● YOUR OBJECTIVE: Take the lines of the data below from the very first through the line containing "0.223, 0.109, 0.012]" and output them exactly, pictures excluded.

● DATA SECTION:
====

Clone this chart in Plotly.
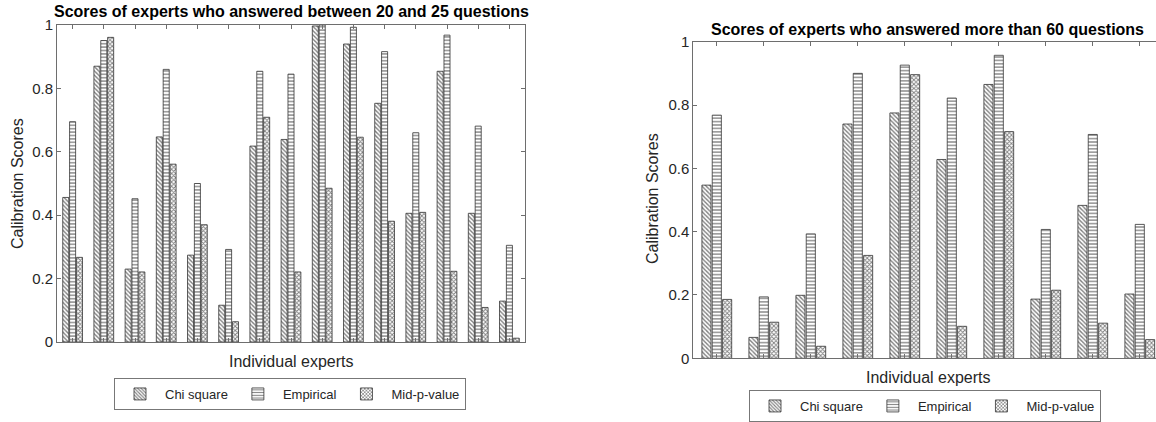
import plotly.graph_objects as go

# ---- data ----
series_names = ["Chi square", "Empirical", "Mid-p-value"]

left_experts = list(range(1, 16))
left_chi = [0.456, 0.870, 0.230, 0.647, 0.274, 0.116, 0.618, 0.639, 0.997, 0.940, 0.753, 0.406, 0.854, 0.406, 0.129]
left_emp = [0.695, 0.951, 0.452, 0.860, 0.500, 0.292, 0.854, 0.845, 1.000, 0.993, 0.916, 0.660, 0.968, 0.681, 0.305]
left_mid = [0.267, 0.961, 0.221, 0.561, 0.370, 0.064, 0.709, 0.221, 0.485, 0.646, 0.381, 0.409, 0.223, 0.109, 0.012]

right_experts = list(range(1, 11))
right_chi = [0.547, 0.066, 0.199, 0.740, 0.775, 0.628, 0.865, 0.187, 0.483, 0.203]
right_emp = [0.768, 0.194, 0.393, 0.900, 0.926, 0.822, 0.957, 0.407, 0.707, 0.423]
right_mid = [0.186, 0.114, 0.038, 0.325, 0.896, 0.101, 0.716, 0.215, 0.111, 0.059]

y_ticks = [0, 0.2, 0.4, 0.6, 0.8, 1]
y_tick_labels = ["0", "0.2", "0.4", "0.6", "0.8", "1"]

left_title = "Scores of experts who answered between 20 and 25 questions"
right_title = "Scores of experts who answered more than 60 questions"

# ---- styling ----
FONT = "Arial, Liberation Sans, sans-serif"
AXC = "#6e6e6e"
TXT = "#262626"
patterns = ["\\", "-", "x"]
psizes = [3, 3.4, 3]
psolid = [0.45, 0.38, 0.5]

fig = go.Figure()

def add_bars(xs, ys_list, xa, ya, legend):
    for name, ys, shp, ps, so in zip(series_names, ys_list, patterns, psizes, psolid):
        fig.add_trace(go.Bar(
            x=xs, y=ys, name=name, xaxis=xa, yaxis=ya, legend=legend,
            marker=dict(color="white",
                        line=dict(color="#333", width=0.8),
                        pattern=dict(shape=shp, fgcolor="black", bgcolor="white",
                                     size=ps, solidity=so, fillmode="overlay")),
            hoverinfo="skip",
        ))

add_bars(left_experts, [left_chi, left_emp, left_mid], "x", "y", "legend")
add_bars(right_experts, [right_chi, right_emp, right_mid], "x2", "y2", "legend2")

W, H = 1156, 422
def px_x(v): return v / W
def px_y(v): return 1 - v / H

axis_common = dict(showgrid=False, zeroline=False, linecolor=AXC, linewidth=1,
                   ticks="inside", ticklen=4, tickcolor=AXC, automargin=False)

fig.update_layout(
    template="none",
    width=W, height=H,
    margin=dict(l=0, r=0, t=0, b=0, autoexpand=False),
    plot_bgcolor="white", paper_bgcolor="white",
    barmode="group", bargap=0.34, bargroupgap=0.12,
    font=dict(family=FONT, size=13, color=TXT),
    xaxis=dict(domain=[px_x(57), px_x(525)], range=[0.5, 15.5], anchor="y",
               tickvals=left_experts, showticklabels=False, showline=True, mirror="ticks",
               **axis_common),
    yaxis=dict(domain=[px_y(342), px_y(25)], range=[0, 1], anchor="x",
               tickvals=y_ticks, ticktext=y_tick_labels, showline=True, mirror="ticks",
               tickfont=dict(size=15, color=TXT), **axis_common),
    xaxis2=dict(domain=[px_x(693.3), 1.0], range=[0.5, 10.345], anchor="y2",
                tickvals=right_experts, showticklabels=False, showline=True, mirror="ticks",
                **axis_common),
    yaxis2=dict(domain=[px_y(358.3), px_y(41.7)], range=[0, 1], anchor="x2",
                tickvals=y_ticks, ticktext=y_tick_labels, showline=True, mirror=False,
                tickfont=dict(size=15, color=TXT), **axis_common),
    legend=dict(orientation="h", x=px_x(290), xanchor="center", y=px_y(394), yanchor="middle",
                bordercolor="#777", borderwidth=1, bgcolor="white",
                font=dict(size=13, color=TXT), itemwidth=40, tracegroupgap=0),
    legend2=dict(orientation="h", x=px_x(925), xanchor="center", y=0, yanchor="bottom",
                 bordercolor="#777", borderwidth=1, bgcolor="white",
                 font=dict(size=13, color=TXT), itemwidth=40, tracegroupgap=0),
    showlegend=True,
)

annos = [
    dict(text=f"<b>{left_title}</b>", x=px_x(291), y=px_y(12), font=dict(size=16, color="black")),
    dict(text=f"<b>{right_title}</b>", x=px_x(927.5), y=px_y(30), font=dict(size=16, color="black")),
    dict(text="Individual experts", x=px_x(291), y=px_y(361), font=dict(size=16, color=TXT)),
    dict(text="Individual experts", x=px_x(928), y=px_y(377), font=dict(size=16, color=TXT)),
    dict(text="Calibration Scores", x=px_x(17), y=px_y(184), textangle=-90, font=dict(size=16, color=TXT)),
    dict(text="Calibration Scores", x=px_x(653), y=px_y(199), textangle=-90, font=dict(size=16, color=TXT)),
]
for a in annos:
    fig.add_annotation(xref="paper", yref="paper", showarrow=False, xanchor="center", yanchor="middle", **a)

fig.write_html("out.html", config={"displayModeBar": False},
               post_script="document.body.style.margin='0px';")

====

● COMPLETED EXERCISE:
Clone this chart in Plotly.
import plotly.graph_objects as go

# ---- data ----
series_names = ["Chi square", "Empirical", "Mid-p-value"]

left_experts = list(range(1, 16))
left_chi = [0.456, 0.870, 0.230, 0.647, 0.274, 0.116, 0.618, 0.639, 0.997, 0.940, 0.753, 0.406, 0.854, 0.406, 0.129]
left_emp = [0.695, 0.951, 0.452, 0.860, 0.500, 0.292, 0.854, 0.845, 1.000, 0.993, 0.916, 0.660, 0.968, 0.681, 0.305]
left_mid = [0.267, 0.961, 0.221, 0.561, 0.370, 0.064, 0.709, 0.221, 0.485, 0.646, 0.381, 0.409, 0.223, 0.109, 0.012]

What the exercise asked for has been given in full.